Inhibition of TGF-β Signaling Attenuates Disuse-induced Trabecular Bone Loss After Spinal Cord Injury in Male Mice
Sahbani, K.; Cardozo, C.P.; Bauman, W.A.; Tawfeek, H.A.
ISSN/ISBN: 1945-7170 PMID: 34791098 Accession: 079435579
Bone loss is one of the most common complications of immobilization after spinal cord injury (SCI). Whether transforming growth factor (TGF)-β signaling plays a role in SCI-induced disuse bone loss has not been determined. Thus, 16-week-old male mice underwent sham or spinal cord contusion injury to cause complete hindlimb paralysis. Five days later, 10 mg/kg/day control (IgG) or anti-TGF-β1,2,3 neutralizing antibody (1D11) was administered twice weekly for 4 weeks.
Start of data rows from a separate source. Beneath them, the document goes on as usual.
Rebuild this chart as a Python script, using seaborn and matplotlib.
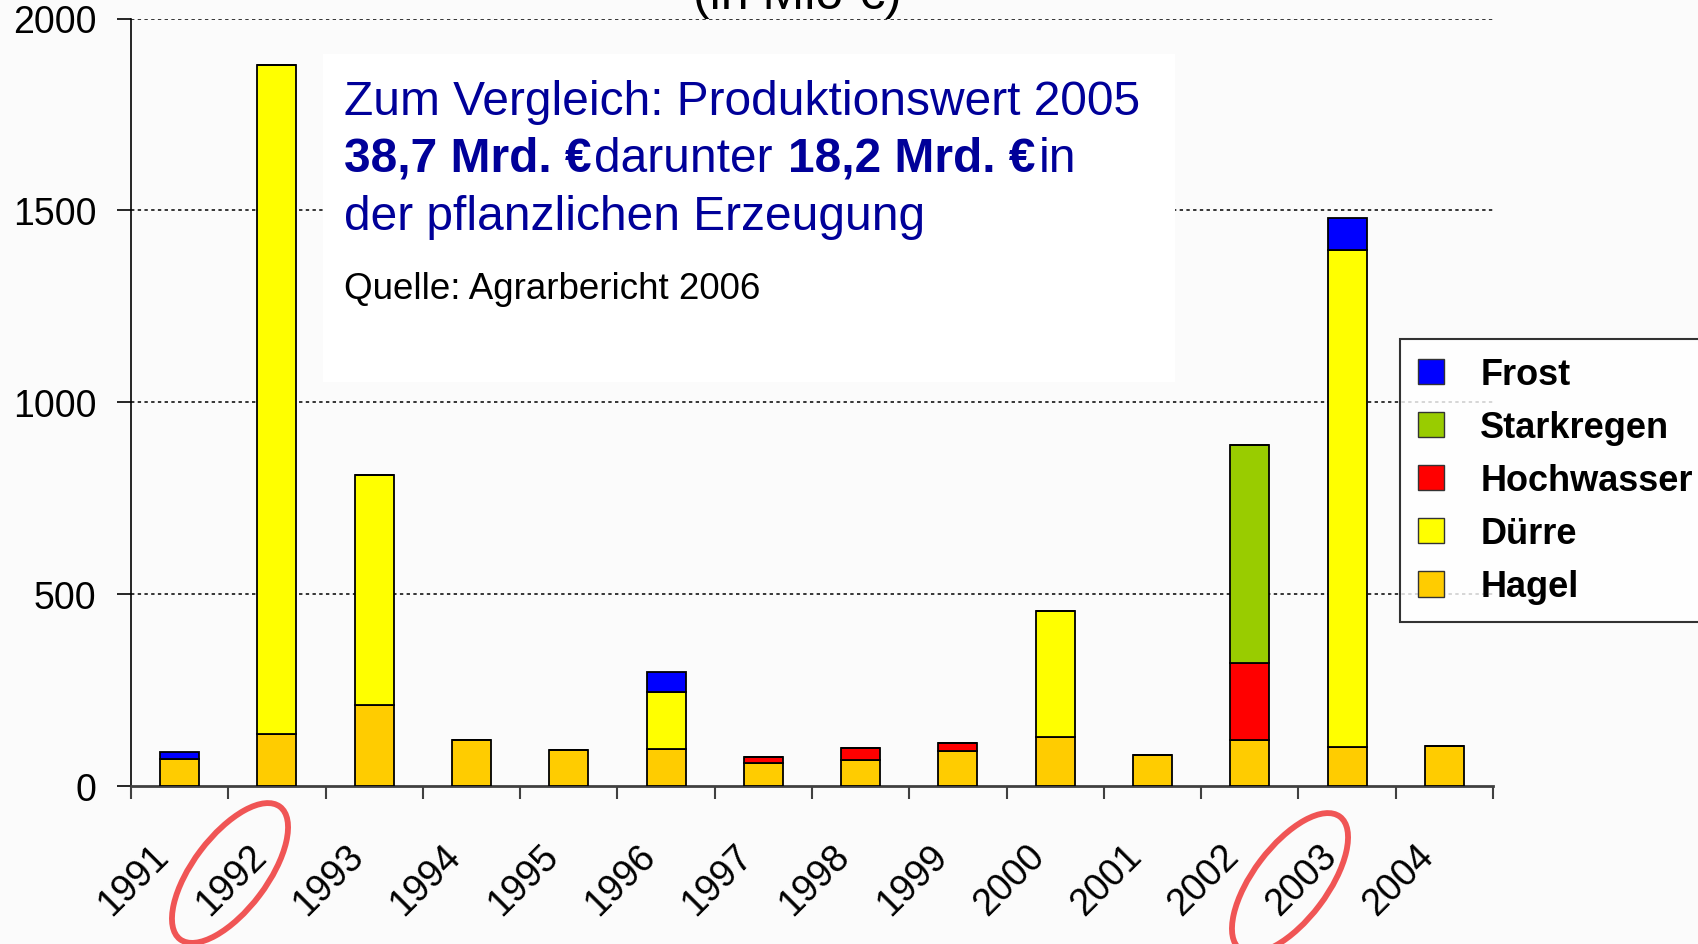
import matplotlib
matplotlib.use("Agg")
import matplotlib.pyplot as plt
import matplotlib.transforms as mtransforms
from matplotlib.patches import Ellipse, Rectangle, Patch
import seaborn as sns

# --- data (Mio EUR) ---
years = ["1991", "1992", "1993", "1994", "1995", "1996", "1997",
         "1998", "1999", "2000", "2001", "2002", "2003", "2004"]
hagel = [70, 134, 210, 120, 94, 95, 60, 67, 89, 128, 80, 119, 100, 102]
duerre = [0, 1745, 600, 0, 0, 150, 0, 0, 0, 326, 0, 0, 1297, 0]
hochwasser = [0, 0, 0, 0, 0, 0, 15, 30, 22, 0, 0, 200, 0, 0]
starkregen = [0, 0, 0, 0, 0, 0, 0, 0, 0, 0, 0, 570, 0, 0]
frost = [17, 0, 0, 0, 0, 50, 0, 0, 0, 0, 0, 0, 83, 0]

series = [("Hagel", hagel, "#FFCC00"),
          ("Dürre", duerre, "#FFFF00"),
          ("Hochwasser", hochwasser, "#FF0000"),
          ("Starkregen", starkregen, "#99CC00"),
          ("Frost", frost, "#0000FF")]

sns.set_style("white")
plt.rcParams["font.family"] = ["Liberation Sans", "DejaVu Sans"]
plt.rcParams["text.color"] = "black"
plt.rcParams["xtick.color"] = "black"
plt.rcParams["ytick.color"] = "black"

W, H = 1699, 945
bg = "#fbfbfb"
fig = plt.figure(figsize=(W / 100, H / 100), dpi=100, facecolor=bg)
ax = fig.add_axes([131 / W, 158.4 / H, (1493 - 131) / W, (925.5 - 158.4) / H])
ax.set_facecolor(bg)

# --- stacked bars ---
bottom = [0] * len(years)
for name, vals, col in series:
    sns.barplot(x=years, y=vals, bottom=bottom, color=col, saturation=1,
                width=0.4, edgecolor="black", linewidth=1.3, errorbar=None,
                order=years, ax=ax, zorder=3)
    bottom = [b + v for b, v in zip(bottom, vals)]

ax.set_xlim(-0.5, len(years) - 0.5)
ax.set_ylim(0, 2000)
ax.set_yticks([0, 500, 1000, 1500, 2000])
ax.set_xlabel("")
ax.set_ylabel("")

# grid
for v in [500, 1000, 1500, 2000]:
    ax.axhline(v, color="black", lw=1.1, ls=(0, (2.2, 2.2)), zorder=1)

for s in ["top", "right"]:
    ax.spines[s].set_visible(False)
ax.spines["left"].set_color("black")
ax.spines["left"].set_linewidth(1.2)
ax.spines["bottom"].set_color("#404040")
ax.spines["bottom"].set_linewidth(2.0)

ax.tick_params(axis="y", length=10, width=1.2, color="black", pad=15,
               labelsize=27, left=True, labelcolor="black")
ax.set_xticks(range(len(years)))
ax.set_xticks([i - 0.5 for i in range(len(years) + 1)], minor=True)
ax.tick_params(axis="x", which="minor", length=9.5, width=1.5, color="#404040",
               bottom=True)
ax.tick_params(axis="x", which="major", length=0, pad=37, labelsize=27,
               labelcolor="black")
ax.set_xticklabels(years, rotation=45, ha="right", rotation_mode="anchor")
shift = mtransforms.ScaledTranslation(-29 / 100, 0, fig.dpi_scale_trans)
for lab in ax.get_xticklabels():
    lab.set_transform(lab.get_transform() + shift)

# --- annotation box ---
fig.add_artist(Rectangle((323 / W, 1 - 383 / H), (1175 - 323) / W, (383 - 55) / H,
                         transform=fig.transFigure, facecolor="white",
                         edgecolor="none", zorder=1))
blue = "#000099"
fs = 34.5
fig.text(344 / W, 1 - 115 / H, "Zum Vergleich: Produktionswert 2005",
         color=blue, fontsize=fs, va="baseline", zorder=2)
renderer = fig.canvas.get_renderer()
parts = [("38,7 Mrd. €", "bold", 3), ("darunter", "normal", 15),
         ("18,2 Mrd. €", "bold", 3), ("in", "normal", 0)]
x = 344
for txt, wgt, gap in parts:
    t = fig.text(x / W, 1 - 172 / H, txt, color=blue, fontsize=fs,
                 fontweight=wgt, va="baseline", zorder=2)
    x = t.get_window_extent(renderer).x1 + gap
fig.text(344 / W, 1 - 230 / H, "der pflanzlichen Erzeugung",
         color=blue, fontsize=fs, va="baseline", zorder=2)
fig.text(344 / W, 1 - 299 / H, "Quelle: Agrarbericht 2006",
         color="black", fontsize=26.5, va="baseline", zorder=2)

# title, cut off at the top edge
fig.text(797 / W, 1 - 9 / H, "(in Mio €)", fontsize=36, ha="center",
         va="baseline", color="black")

# --- legend ---
handles = [Patch(facecolor=c, edgecolor="#333333", linewidth=1.0, label=n)
           for n, v, c in series[::-1]]
leg = fig.legend(handles=handles, loc="upper left",
                 bbox_to_anchor=(1400 / W, 1 - 340 / H), borderaxespad=0,
                 prop={"weight": "bold", "size": 26}, frameon=True,
                 fancybox=False, handlelength=0.72, handleheight=0.72,
                 handletextpad=1.0, labelspacing=0.5, borderpad=0.5,
                 labelcolor="black")
leg.get_frame().set_edgecolor("black")
leg.get_frame().set_linewidth(1.5)
leg.get_frame().set_facecolor("white")

# --- red ellipses round 1992 and 2003 ---
ident = mtransforms.IdentityTransform()
for cx, cy in [(230, 874), (1290, 884)]:
    fig.add_artist(Ellipse((cx, H - cy), 166, 74, angle=53, transform=ident,
                           fill=False, edgecolor="#F05555", linewidth=4.2,
                           zorder=5))

fig.savefig("out.png", dpi=100, facecolor=bg)
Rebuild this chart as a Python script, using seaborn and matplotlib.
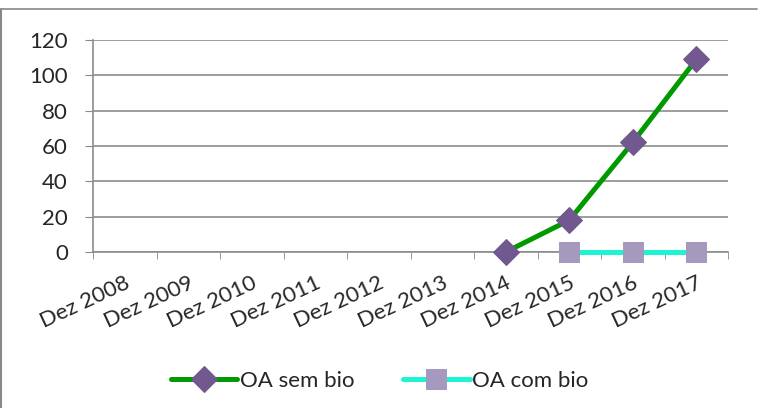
import matplotlib
matplotlib.use('Agg')
import matplotlib.pyplot as plt
import pandas as pd
import seaborn as sns
from matplotlib.lines import Line2D

# chart data
months = ['Dez 2008', 'Dez 2009', 'Dez 2010', 'Dez 2011', 'Dez 2012',
          'Dez 2013', 'Dez 2014', 'Dez 2015', 'Dez 2016', 'Dez 2017']
sem_bio = [None, None, None, None, None, None, 0, 18, 62, 109]
com_bio = [None, None, None, None, None, None, None, 0, 0, 0]
yticks = [0, 20, 40, 60, 80, 100, 120]

df = pd.DataFrame({'mes': months, 'OA sem bio': sem_bio, 'OA com bio': com_bio})
df['pos'] = range(len(months))
long = df.melt(id_vars=['mes', 'pos'], var_name='serie', value_name='valor').dropna()

sns.set_style('white')
plt.rcParams['font.family'] = ['Lato', 'DejaVu Sans']

fig = plt.figure(figsize=(7.59, 4.08), dpi=100)
ax = fig.add_axes([93 / 759, 1 - 252 / 408, (728 - 93) / 759, 212 / 408])

# green line with purple diamonds, cyan line with lavender squares
sns.lineplot(data=long[long['serie'] == 'OA sem bio'], x='pos', y='valor', ax=ax,
             color='#009A00', linewidth=3.6, marker='D', markersize=13,
             markerfacecolor='#71588F', markeredgecolor='#71588F', label='OA sem bio',
             clip_on=False, zorder=4)
sns.lineplot(data=long[long['serie'] == 'OA com bio'], x='pos', y='valor', ax=ax,
             color='#1CF4D4', linewidth=3.6, marker='s', markersize=14,
             markerfacecolor='#A599BD', markeredgecolor='#A599BD', label='OA com bio',
             clip_on=False, zorder=3)

ax.set_xlim(-0.5, len(months) - 0.5)
ax.set_ylim(0, 120)
ax.set_yticks(yticks)
ax.set_yticklabels([str(v) for v in yticks], fontsize=16)
ax.set_xticks(range(len(months)))
ax.set_xticklabels(months, fontsize=16, rotation=25, ha='right', rotation_mode='anchor')
ax.set_xticks([i - 0.5 for i in range(len(months) + 1)], minor=True)
ax.tick_params(axis='x', which='major', length=0, pad=15)
ax.tick_params(axis='x', which='minor', length=5, color='#888888', direction='out', bottom=True)
ax.tick_params(axis='y', length=6, color='#888888', direction='out', left=True, pad=12)
ax.set_xlabel('')
ax.set_ylabel('')
ax.yaxis.grid(True, color='#8C8C8C', linewidth=1.2)
ax.set_axisbelow(True)
for s in ['top', 'right']:
    ax.spines[s].set_visible(False)
for s in ['left', 'bottom']:
    ax.spines[s].set_color('#8C8C8C')
    ax.spines[s].set_linewidth(1.2)

ax.legend(loc='center', bbox_to_anchor=(0.5, 1 - 381 / 408), bbox_transform=fig.transFigure,
          ncol=2, frameon=False, fontsize=16, handlelength=3.0, handletextpad=0.1,
          columnspacing=2.2)

# chart frame (top and left edges)
fig.add_artist(Line2D([0.001, 0.998], [1 - 9 / 408, 1 - 9 / 408], transform=fig.transFigure,
                      color='#888888', linewidth=1.2))
fig.add_artist(Line2D([0.001, 0.001], [0, 1 - 9 / 408], transform=fig.transFigure,
                      color='#888888', linewidth=1.5))

fig.savefig('out.png', dpi=100)
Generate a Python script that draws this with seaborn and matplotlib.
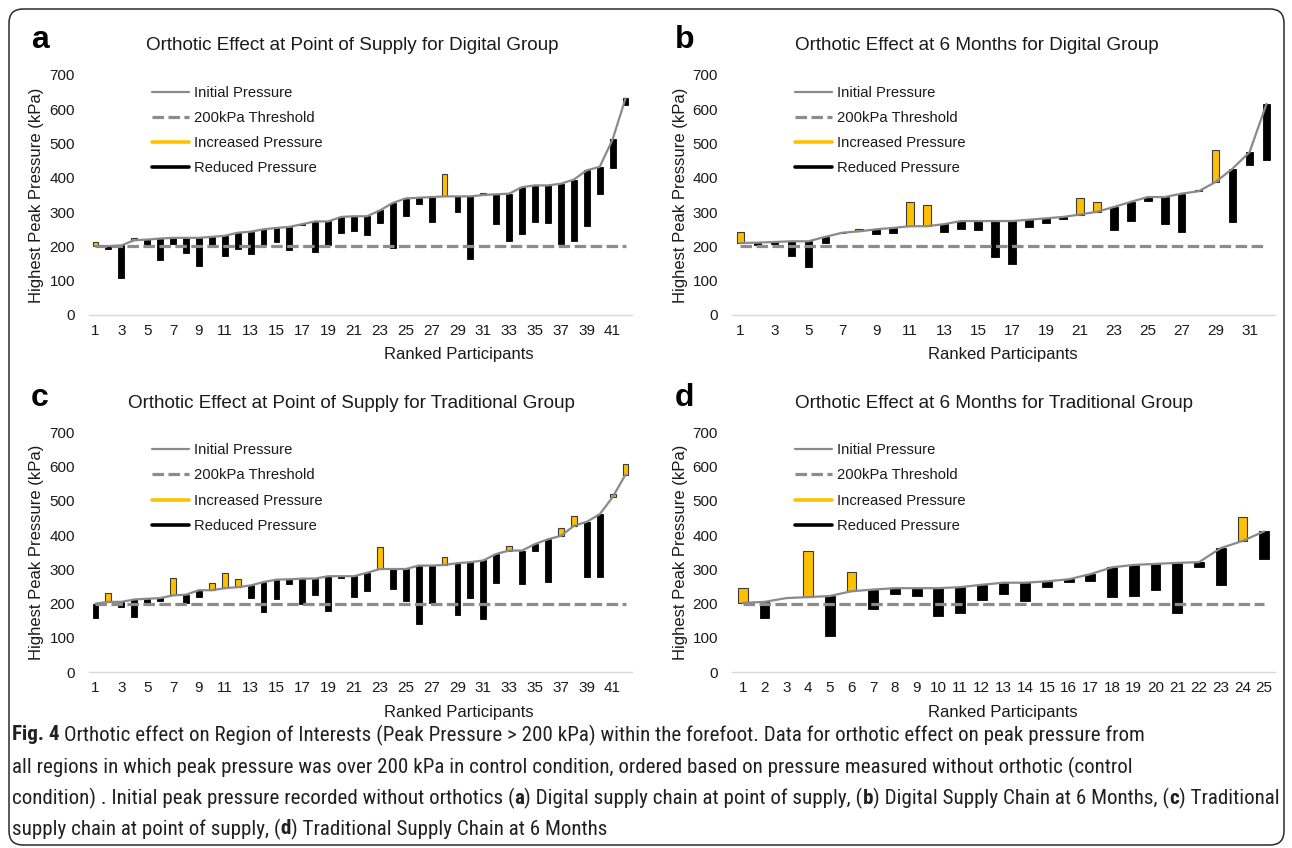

Femurs were examined by micro-computed tomography (micro-CT) scanning and histology. Bone marrow (BM) supernatants were analyzed by enzyme-linked immunosorbent assay for levels of procollagen type 1 intact N-terminal propeptide (P1NP), tartrate-resistant acid phosphatase (TRAcP-5b), receptor activator of nuclear factor-kappa B ligand (RANKL), osteoprotegerin (OPG), and prostaglandin E2 (PGE2). Distal femoral micro-CT analysis showed that SCI-1D11 mice had significantly (P < .05) attenuated loss of trabecular fractional bone volume (123% SCI-1D11 vs 69% SCI-IgG), thickness (98% vs 81%), and connectivity (112% vs 69%) and improved the structure model index (2.1 vs 2.7). Histomorphometry analysis revealed that osteoclast numbers were lower in the SCI-IgG mice than in sham-IgG control. Biochemically, SCI-IgG mice had higher levels of P1NP and PGE2 but similar TRAcP-5b and RANKL/OPG ratio to the sham-IgG group. The SCI-1D11 group exhibited higher levels of P1NP but similar TRAcP-5b, RANKL/OPG ratio, and PGE2 to the sham-1D11 group. Furthermore, 1D11 treatment prevented SCI-induced hyperphosphorylation of tau protein in osteocytes, an event that destabilizes the cytoskeleton. Together, inhibition of TGF-β signaling after SCI protects trabecular bone integrity, likely by balancing bone remodeling, inhibiting PGE2 elevation, and preserving the osteocyte cytoskeleton.